For ADM involving special category data, stricter safeguards apply. Such decisions are only permitted if:

  • the individual provides explicit consent;

  • the processing is necessary for a contract and serves substantial public interests under English law; or

  • the decision is authorised or required by law.

A key divergence from the EU GDPR is the looser approach to ADM involving non-special category personal data, which may proceed based on legitimate interests, provided adequate safeguards are in place. The DUA Bill outlines safeguards for all significant ADM decisions and requires organisations to provide individuals with information, allow representations, ensure human intervention and enable decision contests.

As with the above aspects, the DUA Bill also empowers the Secretary of State to issue regulations defining meaningful human involvement, significant decisions and safeguard requirements.

Concluding thoughts

The DUA Bill sets its sights on data as a tool for societal progress, leaving behind the DPDI Bill’s preoccupation with legal reform.
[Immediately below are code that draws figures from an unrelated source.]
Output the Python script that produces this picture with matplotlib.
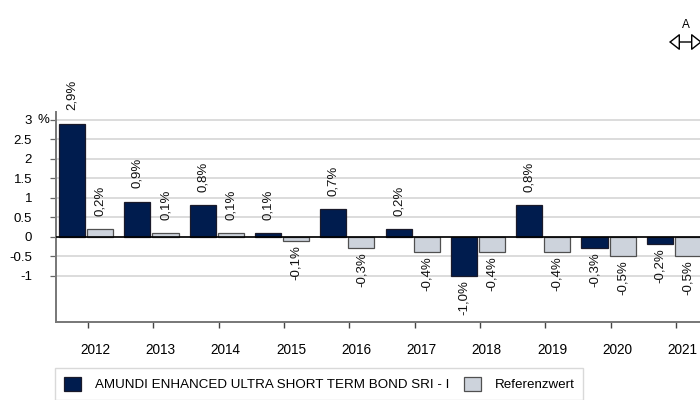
import matplotlib
matplotlib.use("Agg")
import matplotlib.pyplot as plt
import numpy as np
from matplotlib.patches import FancyArrowPatch, Patch

plt.rcParams['font.family'] = ['Liberation Sans', 'DejaVu Sans']

years = ["2012", "2013", "2014", "2015", "2016", "2017", "2018", "2019", "2020", "2021"]
fund = [2.9, 0.9, 0.8, 0.1, 0.7, 0.2, -1.0, 0.8, -0.3, -0.2]
bench = [0.2, 0.1, 0.1, -0.1, -0.3, -0.4, -0.4, -0.4, -0.5, -0.5]
fund_name = "AMUNDI ENHANCED ULTRA SHORT TERM BOND SRI - I"
bench_name = "Referenzwert"
yticks = [-1, -0.5, 0, 0.5, 1, 1.5, 2, 2.5, 3]
ytick_labels = ["-1", "-0.5", "0", "0.5", "1", "1.5", "2", "2.5", "3"]

c_fund = "#001c4e"
c_bench = "#cdd3dc"

W, H = 700, 400
fig = plt.figure(figsize=(7, 4), dpi=100)
ax = fig.add_axes([56 / W, 1 - 322.3 / H, 653 / W, 210.3 / H])

x = np.arange(len(years))
bw = 0.4
b1 = ax.bar(x - 0.215, fund, width=bw, color=c_fund, edgecolor="#1a1a2a", linewidth=0.9, zorder=3)
b2 = ax.bar(x + 0.215, bench, width=bw, color=c_bench, edgecolor="#505050", linewidth=0.9, zorder=3)

ax.set_xlim(-0.462, -0.462 + 10)
ax.set_ylim(-2.2, 3.2)

for gy in yticks:
    ax.axhline(gy, color="#dcdcdc", linewidth=1.4, zorder=1)
ax.axhline(0, color="black", linewidth=1.2, zorder=4)

def fmt(v):
    return f"{v:.1f}".replace(".", ",") + "%"

for bars, vals in ((b1, fund), (b2, bench)):
    for rect, v in zip(bars, vals):
        cx = rect.get_x() + rect.get_width() / 2
        if v >= 0:
            ax.annotate(fmt(v), (cx, v), xytext=(0, 9.5), textcoords="offset points",
                        rotation=90, ha="center", va="bottom", fontsize=9.5, color="#111111")
        else:
            ax.annotate(fmt(v), (cx, v), xytext=(0, -3), textcoords="offset points",
                        rotation=90, ha="center", va="top", fontsize=9.5, color="#111111")

ax.set_yticks(yticks)
ax.set_yticklabels(ytick_labels, fontsize=9.5)
# tick marks (major) and labels (minor, shifted right a little)
ax.set_xticks(x + 0.03)
ax.set_xticklabels([])
ax.set_xticks(x + 0.03 + 7 / 65.3, minor=True)
ax.set_xticklabels(years, minor=True, fontsize=9.8)

ax.tick_params(axis="y", length=4.3, width=0.9, color="#666666", pad=13)
ax.tick_params(axis="x", which="major", length=4.3, width=1.0, color="#444444")
ax.tick_params(axis="x", which="minor", length=0, pad=15)

for s in ("top", "right"):
    ax.spines[s].set_visible(False)
for s in ("left", "bottom"):
    ax.spines[s].set_color("#777777")
    ax.spines[s].set_linewidth(1.4)

fig.text(37 / W, 1 - 120 / H, "%", fontsize=9.5, ha="left", va="center")

handles = [Patch(facecolor=c_fund, edgecolor="#1a1a2a", linewidth=0.9),
           Patch(facecolor=c_bench, edgecolor="#505050", linewidth=0.9)]
leg = fig.legend(handles, [fund_name, bench_name], loc="upper left",
                 bbox_to_anchor=(55 / W, 1 - 368 / H), ncol=2, fontsize=9.6,
                 handlelength=1.28, handleheight=1.28, handletextpad=1.05,
                 columnspacing=1.1, borderpad=0.65, borderaxespad=0, frameon=True,
                 fancybox=False)
leg.get_frame().set_edgecolor("#d0d0d0")
leg.get_frame().set_linewidth(1.0)

arrow = FancyArrowPatch((669 / W, 1 - 42 / H), (702 / W, 1 - 42 / H),
                        transform=fig.transFigure,
                        arrowstyle="<|-|>,head_length=0.33,head_width=0.26",
                        mutation_scale=20, facecolor="white", edgecolor="black",
                        linewidth=1.0, shrinkA=0, shrinkB=0)
fig.patches.append(arrow)
fig.text(686 / W, 1 - 25 / H, "A", fontsize=8.5, ha="center", va="center")

fig.savefig("out.png", dpi=100)
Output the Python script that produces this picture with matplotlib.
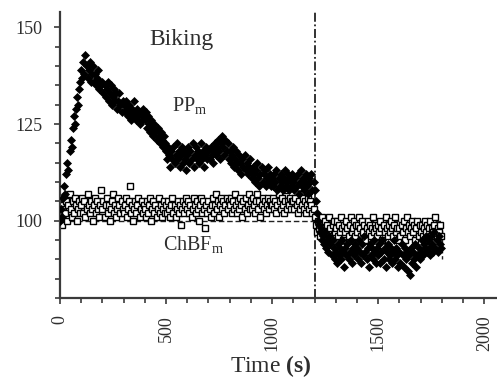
import numpy as np
import matplotlib.pyplot as plt
from matplotlib.ticker import MultipleLocator, FixedLocator

# ---------------------------------------------------------------------
# Data (one sample every 5 s)
# ---------------------------------------------------------------------

time_s = np.arange(0, 1800, 5)

# perfusion pressure, PP_m (filled marks)
pp_m = [
    100, 103, 101, 106, 109, 107, 112, 115, 113, 118, 121, 119, 124, 127, 125, 129, 132, 130, 134, 136,   # 0-95
    139, 137, 141, 138, 143, 140, 137, 139, 141, 136, 138, 140, 136, 138, 135, 137, 139, 134, 136, 135,   # 100-195
    136, 133, 135, 132, 134, 136, 131, 133, 135, 130, 132, 134, 131, 133, 129, 131, 133, 130, 128, 131,   # 200-295
    130, 128, 131, 129, 127, 130, 128, 126, 129, 127, 131, 128, 126, 129, 127, 125, 128, 126, 129, 127,   # 300-395
    126, 128, 124, 127, 125, 123, 126, 124, 122, 125, 123, 121, 124, 122, 120, 123, 121, 119, 122, 120,   # 400-495
    118, 116, 119, 117, 114, 118, 116, 119, 115, 117, 120, 116, 118, 114, 117, 119, 115, 118, 116, 113,   # 500-595
    117, 119, 115, 118, 116, 120, 114, 117, 119, 116, 118, 115, 117, 120, 116, 118, 114, 117, 119, 116,   # 600-695
    118, 116, 119, 117, 115, 118, 120, 117, 119, 121, 118, 116, 120, 122, 119, 117, 121, 118, 120, 116,   # 700-795
    118, 115, 117, 119, 114, 116, 118, 115, 113, 117, 115, 112, 116, 114, 117, 113, 115, 112, 114, 116,   # 800-895
    113, 111, 114, 112, 110, 113, 115, 111, 109, 112, 114, 110, 112, 113, 109, 111, 114, 110, 112, 109,   # 900-995
    111, 109, 112, 110, 113, 108, 111, 109, 112, 110, 108, 111, 113, 109, 110, 112, 108, 111, 109, 112,   # 1000-1095
    110, 108, 111, 109, 112, 107, 110, 113, 109, 111, 108, 110, 112, 109, 107, 111, 110, 112, 108, 110,   # 1100-1195
    108, 105, 102, 100, 99, 97, 98, 95, 96, 94, 97, 93, 95, 92, 96, 94, 91, 95, 93, 90,                   # 1200-1295
    92, 89, 94, 91, 93, 90, 95, 92, 88, 93, 91, 94, 90, 92, 95, 89, 93, 91, 94, 92,                       # 1300-1395
    93, 90, 95, 92, 89, 94, 91, 96, 92, 90, 93, 88, 94, 91, 93, 90, 95, 92, 89, 93,                       # 1400-1495
    91, 94, 89, 92, 95, 90, 93, 88, 92, 94, 90, 91, 93, 89, 92, 95, 90, 93, 91, 88,                       # 1500-1595
    92, 89, 94, 91, 88, 93, 90, 92, 87, 91, 86, 93, 89, 92, 90, 94, 88, 91, 93, 90,                       # 1600-1695
    92, 95, 91, 94, 93, 96, 92, 95, 93, 91, 96, 94, 92, 97, 93, 95, 92, 96, 94, 93,                       # 1700-1795
]

# choroidal blood flow, ChBF_m (open squares)
chbf_m = [
    101, 104, 99, 103, 106, 102, 105, 100, 104, 107, 103, 101, 105, 102, 106, 104, 100, 103, 105, 102,
    104, 106, 102, 105, 101, 103, 107, 104, 102, 105, 103, 100, 104, 106, 102, 105, 103, 101, 104, 108,
    103, 105, 101, 104, 106, 102, 104, 100, 103, 105, 107, 102, 104, 101, 103, 106, 104, 102, 105, 103,
    102, 104, 106, 101, 103, 105, 109, 102, 104, 100, 103, 105, 102, 104, 106, 101, 103, 105, 102, 104,
    103, 101, 105, 102, 104, 106, 100, 103, 105, 102, 104, 101, 103, 106, 102, 104, 101, 103, 105, 102,
    104, 102, 105, 103, 101, 104, 106, 102, 104, 101, 103, 105, 102, 104, 99, 103, 105, 102, 104, 106,
    103, 105, 102, 104, 101, 103, 106, 104, 102, 105, 103, 100, 104, 106, 102, 105, 103, 98, 104, 102,
    105, 103, 101, 104, 106, 102, 104, 107, 103, 105, 101, 104, 106, 103, 105, 102, 104, 106, 103, 105,
    104, 106, 102, 105, 103, 107, 104, 102, 105, 103, 106, 104, 101, 105, 103, 106, 102, 104, 107, 103,
    105, 103, 106, 104, 102, 105, 107, 103, 105, 101, 104, 106, 103, 105, 102, 104, 106, 103, 105, 104,
    104, 106, 103, 105, 102, 104, 107, 105, 103, 106, 104, 102, 105, 108, 103, 105, 104, 106, 103, 105,
    105, 103, 106, 104, 102, 105, 103, 107, 104, 106, 103, 105, 102, 104, 106, 103, 105, 104, 102, 103,
    101, 99, 97, 100, 98, 96, 99, 101, 97, 98, 100, 96, 99, 97, 101, 98, 96, 99, 100, 97,
    98, 100, 96, 99, 97, 101, 98, 95, 99, 97, 100, 98, 96, 99, 101, 97, 98, 100, 96, 99,
    97, 99, 101, 98, 96, 100, 97, 99, 95, 98, 100, 97, 99, 96, 98, 101, 97, 99, 98, 96,
    99, 97, 100, 98, 95, 99, 97, 101, 98, 96, 99, 97, 100, 98, 96, 99, 101, 97, 98, 95,
    98, 96, 99, 97, 100, 95, 98, 101, 97, 99, 96, 98, 100, 97, 99, 95, 98, 100, 96, 99,
    97, 99, 96, 98, 100, 97, 99, 95, 98, 100, 96, 98, 97, 99, 101, 96, 98, 97, 99, 96,
]

# dashed baseline (100 %) and end of exercise
baseline_x = [0, 1800, 1800]
baseline_y = [100, 100, 90]
exercise_end = 1200

x_ticks = [0, 500, 1000, 1500, 2000]
y_ticks = [100, 125, 150]


# ---------------------------------------------------------------------
# Plot
# ---------------------------------------------------------------------

def main():
    plt.rcParams["font.family"] = ["Liberation Serif", "DejaVu Serif"]
    plt.rcParams["mathtext.fontset"] = "custom"
    plt.rcParams["mathtext.rm"] = "Liberation Serif"
    plt.rcParams["mathtext.it"] = "Liberation Serif:italic"
    plt.rcParams["mathtext.bf"] = "Liberation Serif:bold"

    text_col = "#2e2e2e"
    axis_col = "#3a3a3a"

    fig = plt.figure(figsize=(4.97, 3.78), dpi=100)
    ax = fig.add_axes([60 / 497, 80 / 378, 437 / 497, 286 / 378])

    ax.plot(baseline_x, baseline_y, color="#222222", linestyle=(0, (4, 2)),
            linewidth=1.0, zorder=1)
    ax.axvline(exercise_end, color="#222222", linestyle=(0, (5, 1.5, 1, 1.5)),
               linewidth=1.3, zorder=1)

    ax.plot(time_s, chbf_m, linestyle="none", marker="s", markersize=4.6,
            markerfacecolor="white", markeredgecolor="black",
            markeredgewidth=1.0, zorder=2)
    ax.plot(time_s, pp_m, linestyle="none", marker="D", markersize=3.8,
            markerfacecolor="black", markeredgecolor="black",
            markeredgewidth=0.5, zorder=3)

    ax.set_xlim(0, 2060)
    ax.set_ylim(80, 154)

    for side in ("top", "right"):
        ax.spines[side].set_visible(False)
    for side in ("left", "bottom"):
        ax.spines[side].set_linewidth(1.6)
        ax.spines[side].set_color(axis_col)

    ax.xaxis.set_major_locator(FixedLocator(x_ticks))
    ax.xaxis.set_minor_locator(MultipleLocator(100))
    ax.yaxis.set_major_locator(FixedLocator(y_ticks))
    ax.yaxis.set_minor_locator(MultipleLocator(5))

    ax.tick_params(which="both", direction="out", color=axis_col, width=1.2,
                   labelcolor=text_col, labelsize=13)
    ax.tick_params(which="major", length=4.5)
    ax.tick_params(which="minor", length=3.5)
    ax.tick_params(axis="y", which="major", pad=8)
    ax.tick_params(axis="x", which="major", pad=8, labelrotation=90)

    ax.text(571, 147, "Biking", fontsize=17, color=text_col,
            ha="center", va="center")
    ax.text(528, 128.4, r"PP$_{\rm m}$", fontsize=14.5, color=text_col,
            ha="left", va="baseline")
    ax.text(486, 92.4, r"ChBF$_{\rm m}$", fontsize=14.5, color=text_col,
            ha="left", va="baseline")

    fig.text(271 / 497, 1 - 366 / 378, r"Time $\mathbf{(s)}$", fontsize=17,
             color=text_col, ha="center", va="center")

    fig.savefig("out.png", dpi=100)


if __name__ == "__main__":
    main()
By focusing on accessibility and infrastructure, it offers a roadmap for making data work better - not just for businesses and researchers, but for public services and individuals.

While it doesn’t overhaul the rules for areas set out in this article, the DUA Bill does make strides in enabling their application. It’s pragmatic, purpose-driven and built for impact. The question is whether this foundation will be enough to meet the challenges of an increasingly complex data landscape - or whether more radical interventions will be required down the line.